EXERCISE GOAL | Give back exactly the lines from the beginning of the listing below to the line holding "import * as", both ends included; the pictures stay out.

──────────────────────────────

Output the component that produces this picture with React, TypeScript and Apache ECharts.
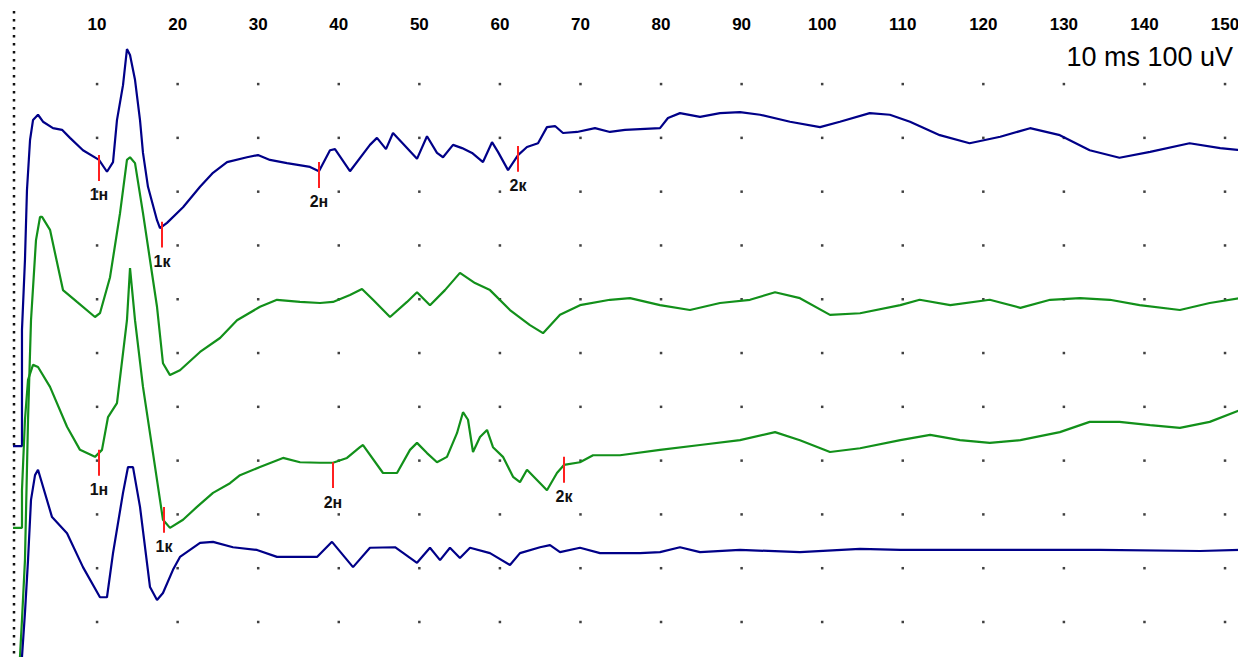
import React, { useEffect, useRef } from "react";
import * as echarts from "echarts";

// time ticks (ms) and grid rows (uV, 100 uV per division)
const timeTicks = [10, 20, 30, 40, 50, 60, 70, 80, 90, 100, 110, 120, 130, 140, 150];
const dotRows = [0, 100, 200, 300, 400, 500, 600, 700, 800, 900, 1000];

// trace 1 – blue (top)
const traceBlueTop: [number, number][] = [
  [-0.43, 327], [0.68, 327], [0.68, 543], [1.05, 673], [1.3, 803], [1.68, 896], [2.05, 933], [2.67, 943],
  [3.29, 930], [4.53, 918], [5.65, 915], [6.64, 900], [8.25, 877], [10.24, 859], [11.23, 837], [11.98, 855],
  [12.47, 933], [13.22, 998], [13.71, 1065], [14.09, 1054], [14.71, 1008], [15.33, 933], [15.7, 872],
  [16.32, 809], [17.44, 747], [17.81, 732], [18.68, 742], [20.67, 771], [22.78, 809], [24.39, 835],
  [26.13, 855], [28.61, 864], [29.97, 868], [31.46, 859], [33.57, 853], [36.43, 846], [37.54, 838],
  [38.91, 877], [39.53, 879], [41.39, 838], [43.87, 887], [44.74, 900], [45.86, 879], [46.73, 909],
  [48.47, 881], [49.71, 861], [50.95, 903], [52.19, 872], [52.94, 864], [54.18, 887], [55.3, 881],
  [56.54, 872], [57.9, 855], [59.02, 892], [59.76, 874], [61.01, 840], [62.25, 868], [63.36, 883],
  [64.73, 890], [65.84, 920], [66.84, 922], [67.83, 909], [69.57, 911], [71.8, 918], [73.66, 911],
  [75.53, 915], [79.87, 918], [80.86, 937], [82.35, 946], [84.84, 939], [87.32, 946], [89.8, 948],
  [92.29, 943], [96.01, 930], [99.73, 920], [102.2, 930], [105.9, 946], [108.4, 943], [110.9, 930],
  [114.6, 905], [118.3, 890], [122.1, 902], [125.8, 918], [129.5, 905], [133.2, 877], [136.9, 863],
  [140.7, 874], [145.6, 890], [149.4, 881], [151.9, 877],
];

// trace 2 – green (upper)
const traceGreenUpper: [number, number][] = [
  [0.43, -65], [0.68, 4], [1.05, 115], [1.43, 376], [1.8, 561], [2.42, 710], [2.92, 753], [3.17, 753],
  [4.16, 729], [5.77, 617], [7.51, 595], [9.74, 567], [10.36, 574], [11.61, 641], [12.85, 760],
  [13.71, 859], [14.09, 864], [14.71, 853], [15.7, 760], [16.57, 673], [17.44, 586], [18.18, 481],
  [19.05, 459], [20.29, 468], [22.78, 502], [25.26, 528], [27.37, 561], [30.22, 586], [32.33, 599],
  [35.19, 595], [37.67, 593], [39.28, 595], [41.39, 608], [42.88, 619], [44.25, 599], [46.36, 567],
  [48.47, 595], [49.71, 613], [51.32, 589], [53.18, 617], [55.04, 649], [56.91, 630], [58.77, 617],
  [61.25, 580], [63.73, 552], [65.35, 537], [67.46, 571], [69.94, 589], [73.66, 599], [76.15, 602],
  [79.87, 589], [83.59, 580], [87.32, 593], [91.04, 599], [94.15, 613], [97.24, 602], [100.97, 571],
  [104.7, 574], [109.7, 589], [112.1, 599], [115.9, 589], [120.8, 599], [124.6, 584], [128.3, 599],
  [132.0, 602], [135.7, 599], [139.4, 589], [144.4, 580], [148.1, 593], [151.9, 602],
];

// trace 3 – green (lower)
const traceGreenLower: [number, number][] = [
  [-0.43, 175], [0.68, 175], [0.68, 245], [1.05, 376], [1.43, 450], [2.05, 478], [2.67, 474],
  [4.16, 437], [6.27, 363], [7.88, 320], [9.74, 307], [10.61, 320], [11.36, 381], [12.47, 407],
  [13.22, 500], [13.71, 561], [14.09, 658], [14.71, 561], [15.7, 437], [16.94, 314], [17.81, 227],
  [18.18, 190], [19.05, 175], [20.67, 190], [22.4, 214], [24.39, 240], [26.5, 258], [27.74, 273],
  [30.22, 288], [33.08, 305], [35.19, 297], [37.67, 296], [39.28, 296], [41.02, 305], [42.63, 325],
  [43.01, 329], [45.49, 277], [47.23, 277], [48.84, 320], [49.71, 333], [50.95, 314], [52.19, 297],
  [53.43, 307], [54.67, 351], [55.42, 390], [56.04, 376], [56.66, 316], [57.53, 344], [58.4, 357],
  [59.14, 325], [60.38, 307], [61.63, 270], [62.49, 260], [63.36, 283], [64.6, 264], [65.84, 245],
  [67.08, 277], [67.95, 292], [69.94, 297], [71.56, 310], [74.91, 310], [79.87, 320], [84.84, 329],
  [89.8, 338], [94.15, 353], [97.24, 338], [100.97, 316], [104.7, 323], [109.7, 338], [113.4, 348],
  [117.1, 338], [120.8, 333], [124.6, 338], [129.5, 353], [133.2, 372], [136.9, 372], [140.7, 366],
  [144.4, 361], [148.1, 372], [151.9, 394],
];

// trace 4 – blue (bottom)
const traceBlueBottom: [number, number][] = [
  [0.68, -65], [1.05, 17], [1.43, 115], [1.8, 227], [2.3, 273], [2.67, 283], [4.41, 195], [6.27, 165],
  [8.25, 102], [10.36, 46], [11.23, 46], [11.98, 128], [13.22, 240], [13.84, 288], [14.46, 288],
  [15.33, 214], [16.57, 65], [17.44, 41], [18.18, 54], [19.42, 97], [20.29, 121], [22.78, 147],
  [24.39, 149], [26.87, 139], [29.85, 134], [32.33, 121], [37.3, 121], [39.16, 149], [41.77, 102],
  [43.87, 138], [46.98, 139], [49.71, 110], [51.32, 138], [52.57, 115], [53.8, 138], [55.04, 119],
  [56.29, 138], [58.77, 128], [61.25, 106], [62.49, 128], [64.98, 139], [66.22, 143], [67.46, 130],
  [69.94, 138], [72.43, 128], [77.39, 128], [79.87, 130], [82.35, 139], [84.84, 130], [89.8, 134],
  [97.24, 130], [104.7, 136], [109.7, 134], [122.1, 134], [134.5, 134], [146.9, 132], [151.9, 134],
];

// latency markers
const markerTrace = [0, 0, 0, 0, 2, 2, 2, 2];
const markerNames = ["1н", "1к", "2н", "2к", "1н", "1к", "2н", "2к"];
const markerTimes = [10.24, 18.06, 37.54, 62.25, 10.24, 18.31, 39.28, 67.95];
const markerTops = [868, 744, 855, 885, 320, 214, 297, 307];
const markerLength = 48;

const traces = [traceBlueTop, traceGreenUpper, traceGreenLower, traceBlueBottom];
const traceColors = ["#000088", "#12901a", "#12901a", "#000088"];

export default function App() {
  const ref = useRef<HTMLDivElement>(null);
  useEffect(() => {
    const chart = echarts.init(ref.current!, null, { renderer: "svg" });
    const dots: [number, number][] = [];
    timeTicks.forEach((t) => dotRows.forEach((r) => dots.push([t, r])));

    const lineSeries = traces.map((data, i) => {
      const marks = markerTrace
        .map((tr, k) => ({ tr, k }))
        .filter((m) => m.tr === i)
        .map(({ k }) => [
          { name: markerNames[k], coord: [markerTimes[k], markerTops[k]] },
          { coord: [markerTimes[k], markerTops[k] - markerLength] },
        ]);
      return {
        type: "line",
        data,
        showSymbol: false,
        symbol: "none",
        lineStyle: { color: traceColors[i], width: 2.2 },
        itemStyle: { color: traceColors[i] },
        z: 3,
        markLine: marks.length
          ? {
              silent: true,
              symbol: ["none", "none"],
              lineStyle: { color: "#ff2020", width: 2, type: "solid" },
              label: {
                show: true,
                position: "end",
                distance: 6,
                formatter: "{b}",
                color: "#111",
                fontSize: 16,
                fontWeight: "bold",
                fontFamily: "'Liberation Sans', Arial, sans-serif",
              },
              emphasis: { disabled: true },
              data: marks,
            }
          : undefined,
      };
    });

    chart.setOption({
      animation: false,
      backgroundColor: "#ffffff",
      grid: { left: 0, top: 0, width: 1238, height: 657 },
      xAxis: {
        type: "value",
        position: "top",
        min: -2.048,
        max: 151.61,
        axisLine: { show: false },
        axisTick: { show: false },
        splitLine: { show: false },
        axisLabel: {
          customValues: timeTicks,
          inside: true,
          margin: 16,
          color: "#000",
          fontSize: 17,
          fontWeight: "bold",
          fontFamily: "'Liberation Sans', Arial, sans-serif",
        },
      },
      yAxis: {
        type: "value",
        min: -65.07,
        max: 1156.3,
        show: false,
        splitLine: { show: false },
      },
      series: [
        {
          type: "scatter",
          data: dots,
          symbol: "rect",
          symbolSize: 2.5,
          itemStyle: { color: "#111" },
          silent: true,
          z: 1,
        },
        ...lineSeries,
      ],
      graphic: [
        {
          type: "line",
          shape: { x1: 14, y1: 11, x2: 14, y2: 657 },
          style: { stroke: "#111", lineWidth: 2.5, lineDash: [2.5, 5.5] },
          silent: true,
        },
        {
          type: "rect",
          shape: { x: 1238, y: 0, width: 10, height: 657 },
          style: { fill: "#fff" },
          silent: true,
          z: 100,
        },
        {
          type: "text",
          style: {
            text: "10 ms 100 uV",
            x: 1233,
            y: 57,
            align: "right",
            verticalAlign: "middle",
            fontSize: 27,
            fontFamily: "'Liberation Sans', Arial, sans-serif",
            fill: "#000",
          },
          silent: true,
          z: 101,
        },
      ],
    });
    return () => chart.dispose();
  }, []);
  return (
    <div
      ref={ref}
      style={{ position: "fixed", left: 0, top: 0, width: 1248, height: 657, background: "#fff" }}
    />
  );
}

──────────────────────────────

CORRECT RESULT |
Output the component that produces this picture with React, TypeScript and Apache ECharts.
import React, { useEffect, useRef } from "react";
import * as echarts from "echarts";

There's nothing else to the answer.